Aer Lingus was also heavily criticised by the Irish Travel Agent's Association (ITAA) last month after imposing an 80% cut in commission paid to travel agents. ITAA claims the reduction will put many of its 375 members out of business.
Speaking yesterday as the company announced 65m in reduced business-class air fares, Aer Lingus chief executive, Willie Walsh said:
"We are committed to reducing our fares across the board. We have already cut our economy fares this year, making over three million cheap seats available at prices up to 60% lower than last year. More and more customers are responding to the combination of low fares and good service. Our costs are going down, our fares are going down, our passenger numbers are going up.
"This is the only way to a sustainable, profitable airline," he said.
Thirty per cent of all Aer Lingus sales are now via the internet up from just 2% less than a year ago.
More than half the electronic sales come from outside Ireland.
Meanwhile, the Irish Airline Pilots' Association (IALPA)

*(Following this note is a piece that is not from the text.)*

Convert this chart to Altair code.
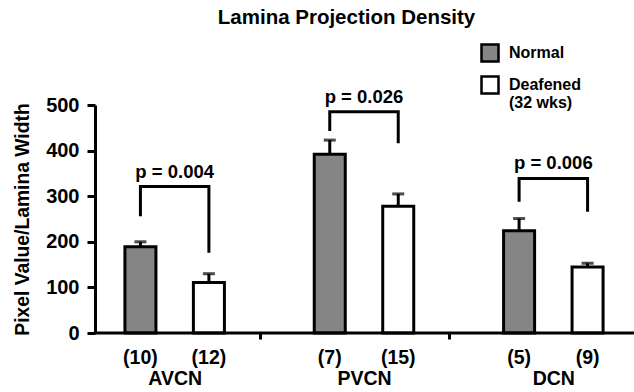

says the government must facilitate external investment in Aer Lingus to promote the airline's future growth.
IALPA president Mark Tighe told the conference the industry was set to thrive but he called on the Government and regulators to create the conditions for future growth.
"There are many elements necessary to ensure a thriving and developing aviation industry," Mr Tighe told a conference hosted by the association in Dublin yesterday.
The conference heard Dublin passenger numbers went up 13% in the first quarter of this year and that Dublin airport would reach maximum capacity of 20 million passengers a year by 2007. Also, delegates were told Shannon airport could thrive through investment in freight distribution, aircraft maintenance and passenger demand.
Also yesterday, Ryanair launched four new routes from its base at Frankfurt-Hahn and increased its services from the German airport to London. Announcing the new routes, Chief Executive Michael O'Leary claimed Irish airports operator Aer Rianta turned down an offer from Ryanair to base new aircraft at, and open new routes from Shannon airport next summer.
"The contrast between Ryanair's rapid growth in Europe could not be more marked with the continuing failure of the high-cost Aer Rianta monopoly here in Ireland," he said.